Experts have thrown their support behind retirees and claimed the government should take a slow approach to including primary dwellings in the Age Pension assets test.
Adding their two cents to what has been a long-running debate over the test, the Australian Housing and Urban Research Institute (AHURI) has made it clear in its new report that if any changes are made immediately it could affect retirees finances dramatically – and not in a good way.
Centrelink’s assets test currently omits the value of an applicant’s primary dwelling when assessing their wealth in order to determine what level of pension they can receive. And while other experts have been all for the addition of the home in the test, in a new report AHURI researchers have disagreed.
The researchers said a change in the ‘rules of the game’ after Aussies have retired is “unfair” and that speeding up the process won’t prove beneficial.
“Choices around housing are critical from a lifestyle perspective and changes to policy should be introduced progressively to ensure that the parameters that shape life-cycle decisions can be adequately incorporated into long-term planning horizons,” the report said.
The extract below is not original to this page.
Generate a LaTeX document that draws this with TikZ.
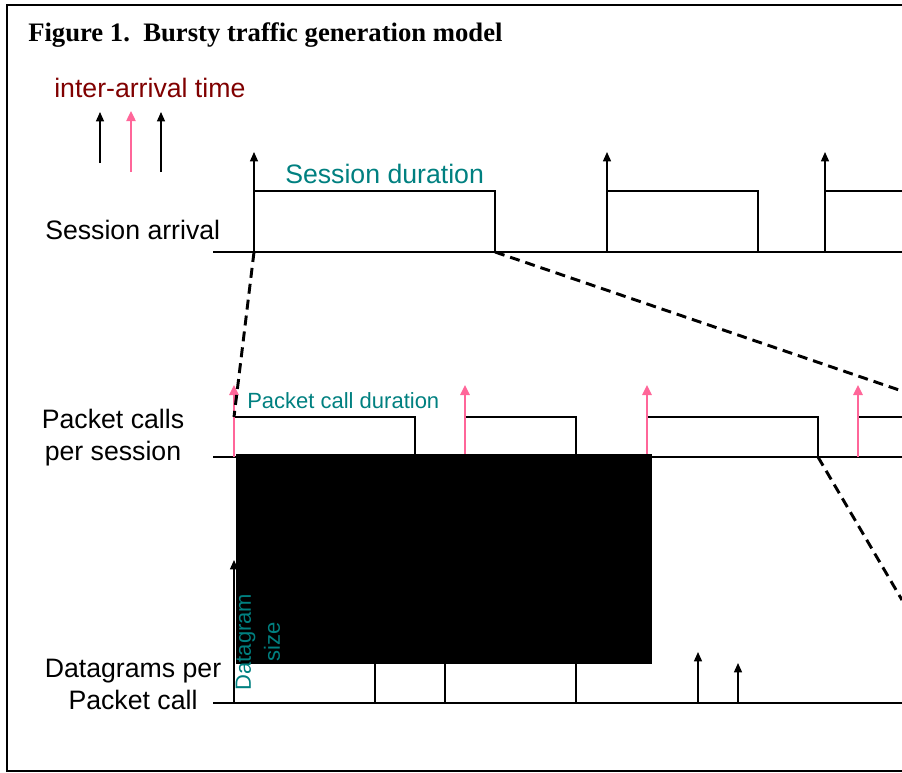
\documentclass[tikz,border=0pt]{standalone}
\usepackage{fontspec}
\setmainfont{Liberation Serif}
\setsansfont{Liberation Sans}
\usetikzlibrary{arrows.meta,positioning}

\definecolor{durcol}{RGB}{0,128,128}
\definecolor{gapcol}{RGB}{128,0,0}
\definecolor{pinkcol}{RGB}{255,102,153}

\begin{document}
\begin{tikzpicture}[x=0.75pt, y=-0.75pt,
    axis/.style={line width=1pt},
    arr/.style={line width=1pt, -{Triangle[length=7pt,width=6pt]}},
    parr/.style={line width=1.2pt, pinkcol, -{Triangle[length=7.5pt,width=7pt]}},
    zoomline/.style={line width=2.2pt, dash pattern=on 7.5pt off 4.5pt},
    rowlbl/.style={font=\sffamily\fontsize{20}{24}\selectfont, align=center, inner sep=0pt},
    durlbl/.style={font=\sffamily\fontsize{20}{24}\selectfont, text=durcol, inner sep=0pt},
    smalllbl/.style={font=\sffamily\fontsize{16.5}{21.75}\selectfont, text=durcol, align=center, inner sep=0pt}]

    \useasboundingbox (0,0) rectangle (902,772);
    \clip (0,0) rectangle (902,772);

    % Draw frame and title
    \draw[line width=1.6pt] (910,5) -- (7,5) -- (7,771) -- (910,771);
    \node[font=\bfseries\fontsize{20}{24}\selectfont, anchor=base west, inner sep=0pt] (title) at (28,41) {Figure 1.\ \ Bursty traffic generation model};

    % Draw legend
    \node[durlbl, text=gapcol, anchor=base west] (iat) at (54,97) {inter-arrival time};
    \draw[arr] (100,163) -- (100,112);
    \draw[parr, line width=1pt] (131,172) -- (131,111);
    \draw[arr] (161,172) -- (161,112);

    % Draw session arrival row
    \node[rowlbl, anchor=base west] (sarr) at (45,239) {Session arrival};
    \draw[axis] (213,252) -- (902,252);
    \foreach \a/\b in {254/495, 607/758, 825/910} {
      \draw[axis] (\a,252) |- (\b,191) -- (\b,252);
      \draw[arr] (\a,252) -- (\a,152);
    }
    \node[durlbl, anchor=base west] (sdur) at (285,183) {Session duration};

    % Draw packet call row
    \node[rowlbl] (pcs) at (113,438) {Packet calls\\per session};
    \draw[axis] (213,457) -- (902,457);
    \foreach \a/\b in {234/415, 465/576, 647/818, 858/910} {
      \draw[axis] (\a,457) |- (\b,417) -- (\b,457);
      \draw[parr] (\a,457) -- (\a,385);
    }
    \node[smalllbl, anchor=base west] (pdur) at (247,408) {Packet call duration};

    % Draw datagram row
    \node[rowlbl] (dpp) at (133,684) {Datagrams per\\Packet call};
    \draw[axis] (213,703) -- (902,703);
    \draw[arr] (234,703) -- (234,560);
    \foreach \x in {375,445,576}
      \draw[axis] (\x,703) -- (\x,660);
    \draw[arr] (698,703) -- (698,652);
    \draw[arr] (738,703) -- (738,663);

    % Draw covering block
    \fill[black] (236,454) rectangle (652,664);
    \node[smalllbl, rotate=90] (dsize) at (258,642) {Datagram\\size};

    % Draw zoom lines
    \coordinate (sbeg) at (254,252);
    \coordinate (send) at (495,252);
    \coordinate (pbeg) at (234,417);
    \coordinate (pfar) at (902,391);
    \coordinate (pend) at (818,457);
    \coordinate (dfar) at (902,600);
    \draw[zoomline] (sbeg) -- (pbeg);
    \draw[zoomline] (send) -- (pfar);
    \draw[zoomline] (pend) -- (dfar);

\end{tikzpicture}
\end{document}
This is a stark contrast to the views of experts who just months ago called on the government to include the family home in the assets test. In the Options for an Improved and Integrated System of Retirement paper, actuarial experts David Knox, Anthony Asher and Michael Rice labelled the current retirement system “complex, intrusive and unfair” and said a reform is needed in order to make it more sustainable as Australia’s ageing population grows.
The authors believe the exemption of a person’s primary dwelling is unfair as it can allow homeowners whose properties are worth extortionate amounts to claim the full Age Pension entitlement if they have minimal savings and assets.
However, AHURI researchers said no decisions should be made to alter the assets test, without first examining the financial position of older Australians who have become accustomed to the current rules.
“Such changes must acknowledge that existing wealth portfolios of older Australians have been shaped by a set of rules and policy settings that they have experienced over their working lives,” the report stated.
The report comes amid a Treasury review that will examine the three pillars of retirement income: the pension, compulsory superannuation and voluntary savings. The review, which is the first of its kind in three decades, was initially recommended by the Productivity Commission after a damning analysis of the country’s poorly performing super funds earlier this year.
It will be chaired by former senior Treasury official Mike Callaghan, alongside chair of the Self-Managed Super Fund Association Deborah Ralston and Future Fund board member Carolyn Kay. It will be the first inquiry into the compulsory superannuation scheme since the 1993 inquiry, led by Vince Fitzgerald, which was carried out a year after former PM Paul Keating’s compulsory savings system was introduced in 1992.